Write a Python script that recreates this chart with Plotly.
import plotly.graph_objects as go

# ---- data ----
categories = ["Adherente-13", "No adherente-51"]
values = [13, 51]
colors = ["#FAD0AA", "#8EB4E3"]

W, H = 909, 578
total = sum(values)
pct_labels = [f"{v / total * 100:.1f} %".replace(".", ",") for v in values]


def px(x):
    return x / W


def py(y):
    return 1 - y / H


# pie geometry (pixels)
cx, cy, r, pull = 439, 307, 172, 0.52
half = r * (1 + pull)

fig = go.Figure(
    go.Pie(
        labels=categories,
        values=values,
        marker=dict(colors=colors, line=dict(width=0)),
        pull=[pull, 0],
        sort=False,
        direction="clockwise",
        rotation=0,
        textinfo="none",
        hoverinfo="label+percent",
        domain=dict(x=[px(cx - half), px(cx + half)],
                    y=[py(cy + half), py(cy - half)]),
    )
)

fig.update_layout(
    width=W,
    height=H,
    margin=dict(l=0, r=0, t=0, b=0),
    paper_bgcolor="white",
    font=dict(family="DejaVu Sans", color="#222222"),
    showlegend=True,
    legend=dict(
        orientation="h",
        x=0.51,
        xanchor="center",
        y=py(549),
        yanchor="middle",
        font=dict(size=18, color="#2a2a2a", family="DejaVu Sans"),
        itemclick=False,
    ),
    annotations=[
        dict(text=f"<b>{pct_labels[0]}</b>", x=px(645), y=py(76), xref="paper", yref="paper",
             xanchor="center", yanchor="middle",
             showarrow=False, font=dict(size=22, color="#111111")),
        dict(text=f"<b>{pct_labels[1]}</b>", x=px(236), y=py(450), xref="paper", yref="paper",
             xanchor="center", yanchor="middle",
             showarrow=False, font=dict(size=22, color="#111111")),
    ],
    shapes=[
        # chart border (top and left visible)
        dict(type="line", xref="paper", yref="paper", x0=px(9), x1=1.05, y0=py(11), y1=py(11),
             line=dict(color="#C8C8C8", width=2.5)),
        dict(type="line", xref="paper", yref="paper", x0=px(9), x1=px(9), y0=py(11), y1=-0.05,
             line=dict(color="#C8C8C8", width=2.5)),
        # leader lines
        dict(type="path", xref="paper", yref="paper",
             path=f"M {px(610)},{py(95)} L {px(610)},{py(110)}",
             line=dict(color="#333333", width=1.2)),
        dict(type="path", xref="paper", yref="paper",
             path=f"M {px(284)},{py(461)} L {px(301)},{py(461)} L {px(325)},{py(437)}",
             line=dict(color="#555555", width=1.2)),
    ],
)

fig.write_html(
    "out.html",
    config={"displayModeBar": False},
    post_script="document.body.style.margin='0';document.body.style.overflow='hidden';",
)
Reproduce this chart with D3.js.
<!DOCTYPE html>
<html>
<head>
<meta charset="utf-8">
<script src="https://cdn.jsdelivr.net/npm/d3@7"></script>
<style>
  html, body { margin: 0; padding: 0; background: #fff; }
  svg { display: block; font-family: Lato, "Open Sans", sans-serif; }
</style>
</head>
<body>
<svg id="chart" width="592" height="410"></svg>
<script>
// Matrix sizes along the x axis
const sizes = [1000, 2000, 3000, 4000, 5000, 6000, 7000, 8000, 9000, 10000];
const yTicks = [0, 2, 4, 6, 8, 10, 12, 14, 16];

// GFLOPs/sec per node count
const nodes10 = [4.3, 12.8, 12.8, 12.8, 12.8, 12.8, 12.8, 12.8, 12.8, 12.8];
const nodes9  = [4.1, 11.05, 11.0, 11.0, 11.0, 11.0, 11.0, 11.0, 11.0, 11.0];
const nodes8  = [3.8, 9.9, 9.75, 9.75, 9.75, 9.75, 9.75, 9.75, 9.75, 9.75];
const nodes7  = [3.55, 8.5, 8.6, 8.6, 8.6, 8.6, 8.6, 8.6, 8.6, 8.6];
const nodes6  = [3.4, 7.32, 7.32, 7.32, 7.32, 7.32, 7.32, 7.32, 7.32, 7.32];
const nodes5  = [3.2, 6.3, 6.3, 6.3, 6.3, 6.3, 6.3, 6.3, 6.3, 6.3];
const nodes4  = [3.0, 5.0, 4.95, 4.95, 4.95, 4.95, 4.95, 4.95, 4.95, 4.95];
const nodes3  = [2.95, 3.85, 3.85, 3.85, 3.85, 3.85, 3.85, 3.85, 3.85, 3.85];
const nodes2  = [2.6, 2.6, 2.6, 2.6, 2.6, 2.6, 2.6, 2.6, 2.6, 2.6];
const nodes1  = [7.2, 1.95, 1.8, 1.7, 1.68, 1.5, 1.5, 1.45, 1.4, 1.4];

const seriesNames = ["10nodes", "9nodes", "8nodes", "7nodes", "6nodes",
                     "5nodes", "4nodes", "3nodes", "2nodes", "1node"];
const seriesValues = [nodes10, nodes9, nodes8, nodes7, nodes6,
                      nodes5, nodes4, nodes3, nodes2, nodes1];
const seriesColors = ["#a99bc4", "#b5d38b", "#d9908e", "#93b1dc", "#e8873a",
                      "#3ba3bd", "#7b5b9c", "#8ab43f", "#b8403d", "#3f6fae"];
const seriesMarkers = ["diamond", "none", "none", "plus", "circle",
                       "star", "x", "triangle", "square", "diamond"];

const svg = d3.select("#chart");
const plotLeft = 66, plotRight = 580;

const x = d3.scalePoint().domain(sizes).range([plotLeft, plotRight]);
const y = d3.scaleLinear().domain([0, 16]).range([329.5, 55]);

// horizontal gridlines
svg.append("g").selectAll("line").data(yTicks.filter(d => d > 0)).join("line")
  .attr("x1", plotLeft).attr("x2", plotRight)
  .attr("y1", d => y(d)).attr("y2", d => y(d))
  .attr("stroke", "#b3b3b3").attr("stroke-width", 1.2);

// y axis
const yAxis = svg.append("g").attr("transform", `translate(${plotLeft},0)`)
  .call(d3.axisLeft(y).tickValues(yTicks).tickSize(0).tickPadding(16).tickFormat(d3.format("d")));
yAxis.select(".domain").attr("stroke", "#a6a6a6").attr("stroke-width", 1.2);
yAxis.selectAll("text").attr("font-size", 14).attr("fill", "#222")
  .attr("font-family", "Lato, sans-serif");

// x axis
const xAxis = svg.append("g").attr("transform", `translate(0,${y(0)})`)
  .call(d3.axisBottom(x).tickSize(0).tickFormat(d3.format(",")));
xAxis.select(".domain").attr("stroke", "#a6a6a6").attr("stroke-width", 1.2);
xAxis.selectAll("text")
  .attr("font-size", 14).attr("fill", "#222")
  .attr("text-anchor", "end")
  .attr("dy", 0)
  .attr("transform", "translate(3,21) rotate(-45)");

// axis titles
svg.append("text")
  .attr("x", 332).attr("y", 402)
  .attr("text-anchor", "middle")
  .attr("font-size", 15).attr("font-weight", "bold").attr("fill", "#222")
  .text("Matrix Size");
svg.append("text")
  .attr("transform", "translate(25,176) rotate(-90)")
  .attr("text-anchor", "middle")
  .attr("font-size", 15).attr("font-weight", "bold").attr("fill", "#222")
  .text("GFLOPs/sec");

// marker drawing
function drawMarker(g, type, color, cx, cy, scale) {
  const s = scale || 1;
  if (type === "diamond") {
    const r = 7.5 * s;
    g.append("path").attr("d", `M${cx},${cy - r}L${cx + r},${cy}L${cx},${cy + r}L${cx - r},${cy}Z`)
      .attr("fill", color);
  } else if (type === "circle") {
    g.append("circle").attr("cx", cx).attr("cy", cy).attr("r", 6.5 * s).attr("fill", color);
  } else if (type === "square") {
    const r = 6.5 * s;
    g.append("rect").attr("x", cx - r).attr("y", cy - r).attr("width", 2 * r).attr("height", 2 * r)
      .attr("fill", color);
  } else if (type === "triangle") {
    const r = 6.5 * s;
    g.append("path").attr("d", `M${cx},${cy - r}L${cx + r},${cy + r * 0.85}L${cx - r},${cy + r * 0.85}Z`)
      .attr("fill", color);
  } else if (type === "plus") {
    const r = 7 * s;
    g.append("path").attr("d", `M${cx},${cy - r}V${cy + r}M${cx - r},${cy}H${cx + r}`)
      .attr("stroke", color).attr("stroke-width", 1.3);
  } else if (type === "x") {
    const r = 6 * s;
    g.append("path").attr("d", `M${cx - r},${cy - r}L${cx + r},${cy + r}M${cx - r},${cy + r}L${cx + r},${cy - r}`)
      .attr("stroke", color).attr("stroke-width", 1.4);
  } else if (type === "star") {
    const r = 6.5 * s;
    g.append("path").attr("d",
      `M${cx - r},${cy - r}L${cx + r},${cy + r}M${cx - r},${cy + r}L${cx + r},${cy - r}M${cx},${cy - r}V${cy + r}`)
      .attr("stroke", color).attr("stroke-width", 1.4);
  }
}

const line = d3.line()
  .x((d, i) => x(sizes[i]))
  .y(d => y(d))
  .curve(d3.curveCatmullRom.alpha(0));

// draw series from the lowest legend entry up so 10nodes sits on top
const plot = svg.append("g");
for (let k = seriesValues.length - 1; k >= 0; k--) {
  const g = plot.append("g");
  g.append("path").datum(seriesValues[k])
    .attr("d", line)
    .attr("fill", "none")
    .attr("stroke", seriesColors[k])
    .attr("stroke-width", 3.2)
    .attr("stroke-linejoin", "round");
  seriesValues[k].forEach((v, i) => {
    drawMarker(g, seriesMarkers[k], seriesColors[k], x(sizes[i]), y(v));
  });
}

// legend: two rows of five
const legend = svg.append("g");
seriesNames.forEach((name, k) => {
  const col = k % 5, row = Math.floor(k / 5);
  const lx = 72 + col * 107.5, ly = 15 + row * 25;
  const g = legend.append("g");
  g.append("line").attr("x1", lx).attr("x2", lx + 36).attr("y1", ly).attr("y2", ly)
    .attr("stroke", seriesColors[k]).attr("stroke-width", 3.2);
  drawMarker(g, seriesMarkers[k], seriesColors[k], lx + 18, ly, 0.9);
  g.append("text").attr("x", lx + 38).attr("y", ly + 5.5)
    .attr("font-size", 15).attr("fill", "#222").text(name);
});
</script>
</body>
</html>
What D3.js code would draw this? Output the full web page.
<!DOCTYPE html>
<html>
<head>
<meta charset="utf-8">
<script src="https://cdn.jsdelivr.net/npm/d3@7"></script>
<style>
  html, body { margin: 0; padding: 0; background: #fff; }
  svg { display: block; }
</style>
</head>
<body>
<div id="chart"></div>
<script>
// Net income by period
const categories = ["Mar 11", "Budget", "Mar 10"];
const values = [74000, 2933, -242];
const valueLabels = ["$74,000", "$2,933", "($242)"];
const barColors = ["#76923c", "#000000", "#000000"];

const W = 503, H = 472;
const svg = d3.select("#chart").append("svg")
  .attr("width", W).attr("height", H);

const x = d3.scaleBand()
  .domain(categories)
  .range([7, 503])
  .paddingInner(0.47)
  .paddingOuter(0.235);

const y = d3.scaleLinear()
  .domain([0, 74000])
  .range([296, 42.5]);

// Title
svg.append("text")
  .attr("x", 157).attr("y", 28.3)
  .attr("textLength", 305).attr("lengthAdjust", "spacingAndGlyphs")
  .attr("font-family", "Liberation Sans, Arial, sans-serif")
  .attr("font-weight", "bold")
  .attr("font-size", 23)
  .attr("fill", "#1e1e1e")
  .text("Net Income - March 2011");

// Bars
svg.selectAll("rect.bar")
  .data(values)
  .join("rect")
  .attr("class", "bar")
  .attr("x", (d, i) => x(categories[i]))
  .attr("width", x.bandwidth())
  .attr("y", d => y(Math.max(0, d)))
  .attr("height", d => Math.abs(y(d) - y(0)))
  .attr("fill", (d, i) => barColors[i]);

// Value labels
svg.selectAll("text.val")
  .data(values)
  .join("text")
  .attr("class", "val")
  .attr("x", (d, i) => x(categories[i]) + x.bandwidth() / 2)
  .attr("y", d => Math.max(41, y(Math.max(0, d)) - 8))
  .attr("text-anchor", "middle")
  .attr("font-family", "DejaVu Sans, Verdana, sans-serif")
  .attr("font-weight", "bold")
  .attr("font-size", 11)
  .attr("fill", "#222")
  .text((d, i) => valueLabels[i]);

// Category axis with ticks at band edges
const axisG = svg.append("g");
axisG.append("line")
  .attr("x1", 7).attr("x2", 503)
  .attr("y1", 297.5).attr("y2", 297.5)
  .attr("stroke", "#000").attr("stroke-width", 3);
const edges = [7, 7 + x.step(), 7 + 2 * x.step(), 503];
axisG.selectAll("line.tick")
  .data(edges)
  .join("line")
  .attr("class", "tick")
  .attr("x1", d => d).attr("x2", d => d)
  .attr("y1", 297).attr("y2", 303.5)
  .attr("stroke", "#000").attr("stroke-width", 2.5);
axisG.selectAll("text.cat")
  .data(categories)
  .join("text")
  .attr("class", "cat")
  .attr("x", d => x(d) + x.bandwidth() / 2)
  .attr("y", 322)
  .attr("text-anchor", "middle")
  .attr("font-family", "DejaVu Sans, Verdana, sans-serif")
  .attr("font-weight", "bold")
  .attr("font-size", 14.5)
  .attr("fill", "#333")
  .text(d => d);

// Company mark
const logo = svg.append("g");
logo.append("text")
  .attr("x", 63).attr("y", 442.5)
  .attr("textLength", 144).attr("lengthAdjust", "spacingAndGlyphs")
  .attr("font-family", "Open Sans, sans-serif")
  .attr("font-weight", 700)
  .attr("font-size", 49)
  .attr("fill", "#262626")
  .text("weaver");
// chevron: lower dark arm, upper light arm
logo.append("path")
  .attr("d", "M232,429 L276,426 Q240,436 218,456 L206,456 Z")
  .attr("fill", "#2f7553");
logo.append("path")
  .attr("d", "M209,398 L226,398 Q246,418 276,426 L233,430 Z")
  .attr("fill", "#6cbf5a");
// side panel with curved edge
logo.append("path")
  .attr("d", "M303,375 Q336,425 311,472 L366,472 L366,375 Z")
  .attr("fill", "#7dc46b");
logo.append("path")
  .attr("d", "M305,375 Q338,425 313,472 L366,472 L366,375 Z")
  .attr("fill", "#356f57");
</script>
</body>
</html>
----
Directive
Find the string "with" in the entries above and return each line that holds it.

The reply
Write a Python script that recreates this chart with Plotly.
Reproduce this chart with D3.js.
// Category axis with ticks at band edges
// side panel with curved edge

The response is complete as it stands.